**WHAT YOU HAVE TO DO**
Search the data for the word "with" and copy every line that contains it.

* * *

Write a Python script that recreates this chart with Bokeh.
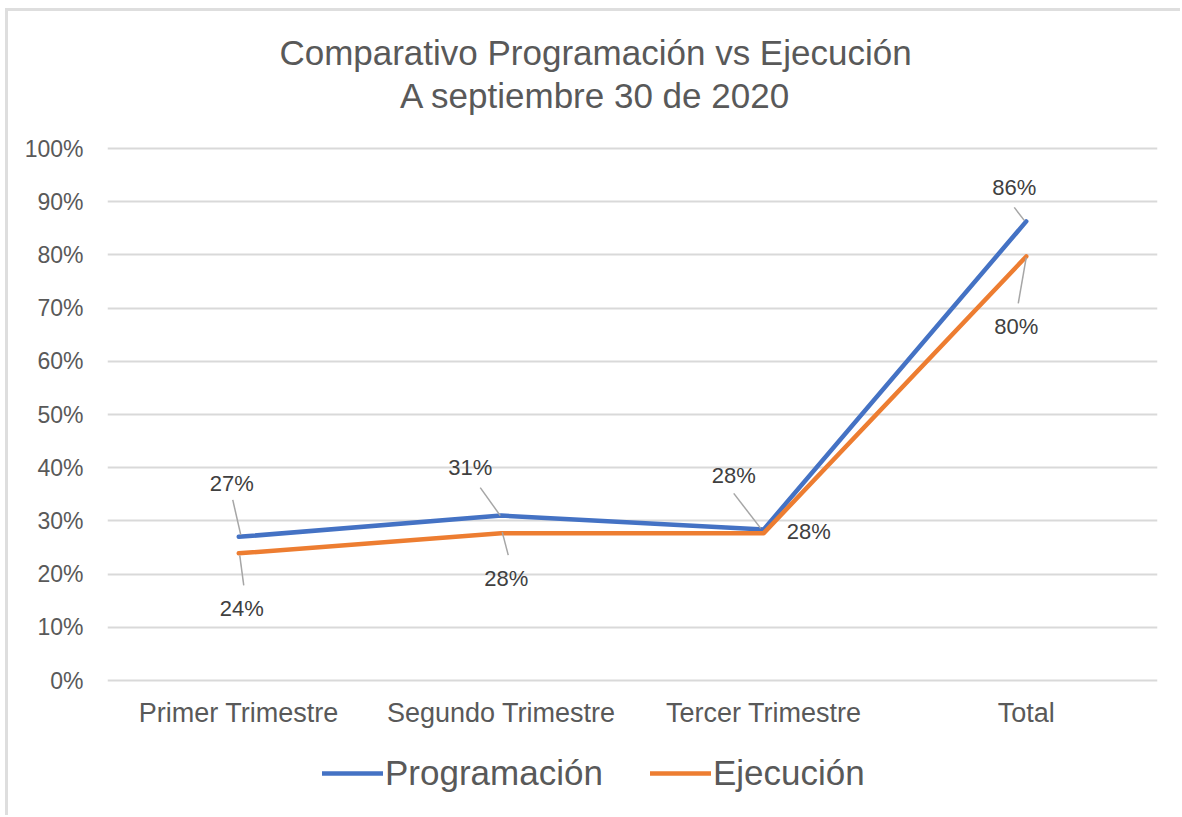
from bokeh.plotting import figure
from bokeh.models import (Range1d, ColumnDataSource, LabelSet, Label, Legend, LegendItem,
                          FixedTicker, PrintfTickFormatter)
from bokeh.core.properties import value
from bokeh.embed import file_html
from bokeh.resources import INLINE

# ---------------- data ----------------
categories = ["Primer Trimestre", "Segundo Trimestre", "Tercer Trimestre", "Total"]
programacion = [27.0, 31.0, 28.4, 86.3]
ejecucion = [23.9, 27.7, 27.7, 79.7]
y_ticks = [0, 10, 20, 30, 40, 50, 60, 70, 80, 90, 100]
series_names = ["Programación", "Ejecución"]
title_lines = ["Comparativo Programación vs Ejecución", "A septiembre 30 de 2020"]

# ---------------- layout constants (pixels) ----------------
W, H = 1180, 815
BL, BR = 107, 23
FW = W - BL - BR
PX_TOP100 = 148          # screen y of the 100% line
PX_ZERO = 680            # screen y of the 0% line
PPU = (PX_ZERO - PX_TOP100) / 100.0     # px per data unit (y)
Y_MAX = 100 + PX_TOP100 / PPU
Y_MIN = -(H - PX_ZERO) / PPU
XU = len(categories) / FW                # data units per px (x)
YU = 1.0 / PPU                           # data units per px (y)
TITLE_CX = (595 - BL) * XU               # title centre (page px -> x data)
LEGEND_BOTTOM = (H - PX_ZERO) - 113      # legend bottom above frame bottom, px

BLUE = "#4472C4"
ORANGE = "#ED7D31"
TXT = "#595959"
LBL = "#404040"
GRID = "#d9d9d9"
FONT = "Liberation Sans"

xs = [i + 0.5 for i in range(len(categories))]

p = figure(width=W, height=H, x_range=Range1d(0, len(categories)),
           y_range=Range1d(Y_MIN, Y_MAX), title=None, x_axis_location=None,
           output_backend="svg", toolbar_location=None,
           min_border_left=BL, min_border_right=BR, min_border_top=0, min_border_bottom=0)
p.outline_line_color = None
# transparent canvas so the light chart-area frame (drawn by CSS) shows through
p.background_fill_alpha = 0
p.border_fill_alpha = 0
p.styles = {"background-color": "white",
            "box-shadow": "inset 5px 8px 0 0 white, inset 8px 11px 0 0 #dedede"}

# title (two centred lines)
for line, up in zip(title_lines, [96, 53]):
    p.add_layout(Label(x=TITLE_CX, y=100, y_offset=up, text=line, text_align="center",
                       text_baseline="middle", text_font=FONT, text_font_size="35px",
                       text_color=TXT))

# y axis + grid
p.xgrid.grid_line_color = None
p.ygrid.grid_line_color = GRID
p.ygrid.grid_line_width = 2
ax = p.yaxis[0]
ax.ticker = FixedTicker(ticks=y_ticks)
ax.formatter = PrintfTickFormatter(format="%d%%")
ax.axis_line_color = None
ax.major_tick_line_color = None
ax.minor_tick_line_color = None
ax.major_tick_out = 0
ax.major_tick_in = 0
ax.major_label_text_font = FONT
ax.major_label_text_color = TXT
ax.major_label_text_font_size = "23px"
ax.major_label_standoff = 24

# category labels
cat_src = ColumnDataSource(dict(x=xs, y=[0] * len(xs), t=categories))
p.add_layout(LabelSet(x="x", y="y", text="t", source=cat_src, y_offset=-32,
                      text_align="center", text_baseline="middle", text_font=value(FONT),
                      text_font_size=value("27px"), text_color=TXT))

# lines
r_prog = p.line(xs, programacion, line_color=BLUE, line_width=4.5, line_join="round", line_cap="round")
r_ejec = p.line(xs, ejecucion, line_color=ORANGE, line_width=4.5, line_join="round", line_cap="round")

# data labels: pixel offsets (dx right, dy up) and leader lines (px relative to point)
prog_lab_off = [(-7, 53), (-31, 48), (-30, 54), (-12, 34)]
ejec_lab_off = [(3, -55), (5, -45), (45, 2), (-10, -70)]
prog_leader = [((2, 2), (-6, 37)), ((-1, 0), (-21, 28)), ((-3, 1), (-30, 36)), ((-2, 1), (-12, 14))]
ejec_leader = [((1, -2), (5, -32)), ((1, 1), (7, -22)), None, ((0, -1), (-8, -47))]


def add_labels(vals, offs, leaders):
    src = ColumnDataSource(dict(x=xs, y=vals, t=[f"{round(v)}%" for v in vals],
                                dx=[o[0] for o in offs], dy=[o[1] for o in offs]))
    for x, v, ld in zip(xs, vals, leaders):
        if ld is None:
            continue
        a, b = ld
        p.segment(x0=[x + a[0] * XU], y0=[v + a[1] * YU], x1=[x + b[0] * XU], y1=[v + b[1] * YU],
                  line_color="#a6a6a6", line_width=1.5)
    p.add_layout(LabelSet(x="x", y="y", text="t", source=src, x_offset="dx", y_offset="dy",
                          text_align="center", text_baseline="middle", text_font=value(FONT),
                          text_font_size=value("22px"), text_color=LBL))


add_labels(programacion, prog_lab_off, prog_leader)
add_labels(ejecucion, ejec_lab_off, ejec_leader)

# legend (bottom, inside the canvas area)
legend = Legend(items=[LegendItem(label=series_names[0], renderers=[r_prog]),
                       LegendItem(label=series_names[1], renderers=[r_ejec])],
                orientation="horizontal", location=(215, LEGEND_BOTTOM))
legend.border_line_color = None
legend.background_fill_alpha = 0
legend.padding = 0
legend.margin = 0
legend.glyph_width = 61
legend.glyph_height = 40
legend.label_height = 40
legend.label_standoff = 2
legend.spacing = 47
legend.label_text_font = FONT
legend.label_text_font_size = "35px"
legend.label_text_color = TXT
p.add_layout(legend, "center")

open("out.html", "w").write(file_html(p, INLINE))
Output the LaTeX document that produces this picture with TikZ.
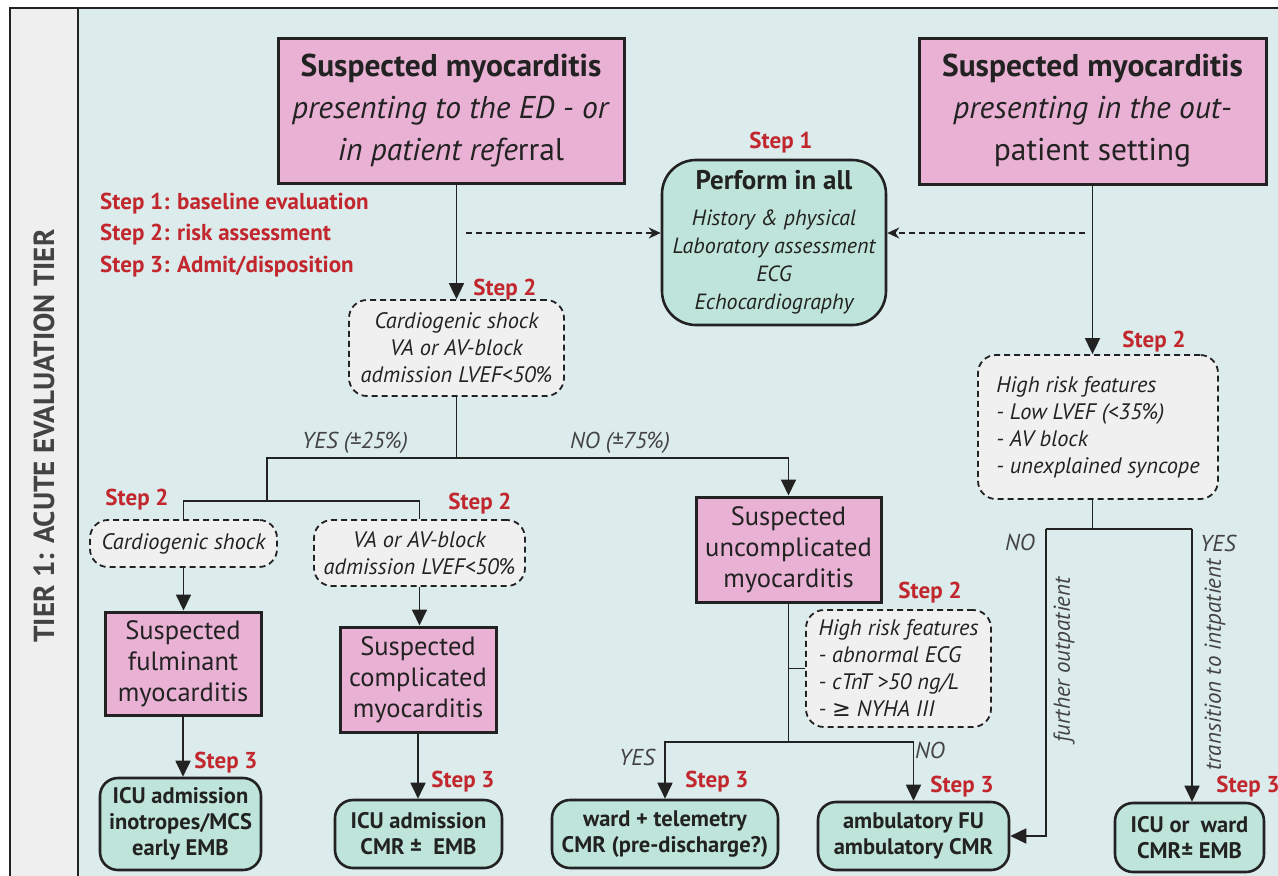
\documentclass[tikz,border=0pt]{standalone}
\usepackage{fontspec}
\setmainfont{PT Sans}
\newfontfamily\symfont{DejaVu Sans}
\usetikzlibrary{arrows.meta,positioning}
\definecolor{mainbg}{HTML}{DCEBEC}
\definecolor{sidebg}{HTML}{EFEFEF}
\definecolor{pinkfill}{HTML}{E9B1D4}
\definecolor{tealfill}{HTML}{BFE4D9}
\definecolor{greyfill}{HTML}{F0F0F0}
\definecolor{stepred}{HTML}{C1272D}
\definecolor{ink}{HTML}{222222}

\begin{document}
\begin{tikzpicture}[x=1pt,y=-1pt,
  every node/.style={text=ink},
  pinkbox/.style={draw=ink,line width=3pt,fill=pinkfill,inner sep=0pt,align=center,font=\fontsize{26.5}{31}\selectfont},
  tealbox/.style={draw=ink,line width=2.6pt,fill=tealfill,rounded corners=18pt,inner sep=0pt,align=center,font=\fontsize{22.5}{26}\selectfont\bfseries},
  dashbox/.style={draw=ink,line width=1.8pt,dash pattern=on 6pt off 4pt,fill=greyfill,rounded corners=18pt,inner sep=0pt,align=center,font=\fontsize{22.4}{27}\selectfont\itshape},
  steplbl/.style={text=stepred,font=\fontsize{23}{24}\selectfont\bfseries,inner sep=0pt},
  lbl/.style={text=ink!85,font=\fontsize{23}{24}\selectfont\itshape,inner sep=0pt},
  link/.style={draw=ink,line width=1.8pt},
  arrow/.style={link,-{Triangle[width=15pt,length=16pt]}},
  dasharrow/.style={link,line width=1.5pt,dash pattern=on 6pt off 4pt,-{Stealth[width=11pt,length=12pt]}}]

  \useasboundingbox (0,0) rectangle (1278,876);
  \fill[mainbg] (78,8) rectangle (1278,876);
  \fill[sidebg] (10,8) rectangle (78,876);
  \draw[ink,line width=2.5pt] (10,876) -- (10,8) -- (1278,8);
  \draw[ink,line width=2.5pt] (78,8) -- (78,876);
  \node[rotate=90,text=ink!85,font=\fontsize{29}{30}\selectfont\bfseries] (tier) at (44,436) {TIER 1: ACUTE EVALUATION TIER};

  % entry points
  \node[pinkbox,minimum width=346pt,minimum height=145pt,font=\fontsize{31.5}{42}\selectfont] (edA) at (451,110.5)
    {\textbf{Suspected myocarditis}\\ \textit{presenting to the ED - or}\\ \textit{in patient refe}rral};
  \node[pinkbox,minimum width=347pt,minimum height=146pt,font=\fontsize{31.5}{42}\selectfont] (outB) at (1092.5,111)
    {\textbf{Suspected myocarditis}\\ \textit{presenting in the out-}\\ patient setting};
  \node[steplbl,anchor=west,align=left,font=\fontsize{23}{31.5}\selectfont\bfseries] (legend) at (100,235)
    {Step 1: baseline evaluation\\ Step 2: risk assessment\\ Step 3: Admit/disposition};

  % step 1
  \node[tealbox,rounded corners=34pt,minimum width=224pt,minimum height=165pt,font=\fontsize{22}{28}\selectfont\itshape] (perform) at (774,242.5)
    {{\upshape\bfseries\fontsize{27}{28}\selectfont Perform in all}\\[8pt] History \& physical\\ Laboratory assessment\\ ECG\\ Echocardiography};
  \node[steplbl] (st1) at (781,143) {Step 1};

  % step 2
  \node[dashbox,minimum width=215pt,minimum height=96pt] (c1) at (456.5,348)
    {Cardiogenic shock\\ VA or AV-block\\ admission LVEF<50\%};
  \node[steplbl] (st2a) at (505,290) {Step 2};
  \node[dashbox,minimum width=187pt,minimum height=47pt] (c2) at (183.5,543.5) {Cardiogenic shock};
  \node[steplbl] (st2b) at (137,500) {Step 2};
  \node[dashbox,minimum width=211pt,minimum height=66pt] (c3) at (419.5,553) {VA or AV-block\\ admission LVEF<50\%};
  \node[steplbl] (st2c) at (480,504) {Step 2};
  \node[dashbox,minimum width=240pt,minimum height=144pt,align=left] (hrf1) at (1098,427)
    {High risk features\\ - Low LVEF (<35\%)\\ - AV block\\ - unexplained syncope};
  \node[steplbl] (st2d) at (1154,342) {Step 2};
  \node[dashbox,minimum width=185pt,minimum height=117pt,align=left] (hrf2) at (898.5,668.5)
    {High risk features\\ - abnormal ECG\\ - cTnT >50 ng/L\\ - {\symfont\upshape ≥} NYHA III};
  \node[steplbl] (st2e) at (930,593) {Step 2};

  \node[pinkbox,minimum width=156pt,minimum height=103pt] (fulm) at (183,663.5) {Suspected\\ fulminant\\ myocarditis};
  \node[pinkbox,minimum width=156pt,minimum height=105pt] (compl) at (418,679.5) {Suspected\\ complicated\\ myocarditis};
  \node[pinkbox,minimum width=185pt,minimum height=105pt] (uncomp) at (788.5,549.5) {Suspected\\ uncomplicated\\ myocarditis};

  % step 3
  \node[tealbox,minimum width=161pt,minimum height=92pt] (icuA) at (180.5,824) {ICU admission\\ inotropes/MCS\\ early EMB};
  \node[steplbl] (st3a) at (226,763) {Step 3};
  \node[tealbox,minimum width=167pt,minimum height=68pt] (icuB) at (418.5,834) {ICU admission\\ CMR ±~ EMB};
  \node[steplbl] (st3b) at (463,782) {Step 3};
  \node[tealbox,minimum width=226pt,minimum height=68pt] (ward) at (665,834) {ward + telemetry\\ CMR (pre-discharge?)};
  \node[steplbl] (st3c) at (717,782) {Step 3};
  \node[tealbox,minimum width=191pt,minimum height=68pt] (amb) at (913.5,836) {ambulatory FU\\ ambulatory CMR};
  \node[steplbl] (st3d) at (962,787) {Step 3};
  \node[tealbox,minimum width=149pt,minimum height=69pt] (icuC) at (1189.5,837.5) {ICU or~ ward\\ CMR± EMB};
  \node[steplbl] (st3e) at (1248,787) {Step 3};

  % branch labels
  \node[lbl] (yes1) at (355,443) {YES (±25\%)};
  \node[lbl] (no1) at (620,443) {NO (±75\%)};
  \node[lbl] (yes2) at (637,757) {YES};
  \node[lbl] (no2) at (930,750) {NO};
  \node[lbl] (no3) at (1020,542) {NO};
  \node[lbl] (yes3) at (1218,543) {YES};
  \node[lbl,rotate=90] (further) at (1064,660) {further outpatient};
  \node[lbl,rotate=90] (trans) at (1215,665) {transition to intpatient};

  % connectors
  \coordinate (dl) at (466,233);
  \coordinate (dr) at (1085,233);
  \coordinate (j1) at (456.5,458);
  \coordinate (j2) at (267,501);
  \coordinate (j3) at (788.5,742);
  \coordinate (j4) at (1092.5,529);
  \coordinate (nob) at (1046,529);
  \coordinate (yesb) at (1192,529);

  \draw[arrow] (edA.south -| c1.north) -- (c1.north);
  \draw[arrow] (outB.south) -- (outB.south |- hrf1.north);
  \draw[dasharrow] (dl) -- (dl -| perform.west);
  \draw[dasharrow] (dr) -- (dr -| perform.east);

  \draw[link] (c1.south) -- (j1);
  \draw[link] (j1) -| (j2);
  \draw[link] (c2.north) |- (j2) -| (c3.north);
  \draw[arrow] (j1) -| (uncomp.north);
  \draw[arrow] (c2.south) -- (c2.south |- fulm.north);
  \draw[arrow] (fulm.south) -- (fulm.south |- icuA.north);
  \draw[arrow] (c3.south) -- (c3.south |- compl.north);
  \draw[arrow] (compl.south) -- (compl.south |- icuB.north);

  \draw[link] (uncomp.south) -- (j3);
  \draw[link] (uncomp.south |- hrf2.west) -- (hrf2.west);
  \draw[arrow] (j3) -| (ward.north);
  \draw[arrow] (j3) -| (amb.north);

  \draw[link] (j4 |- hrf1.south) -- (j4);
  \draw[link] (nob) -- (yesb);
  \draw[arrow] (nob) |- (amb.east);
  \draw[arrow] (yesb) -- (yesb |- icuC.north);
\end{tikzpicture}
\end{document}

* * *

**EXERCISE OUTPUT**
Write a Python script that recreates this chart with Bokeh.
Output the LaTeX document that produces this picture with TikZ.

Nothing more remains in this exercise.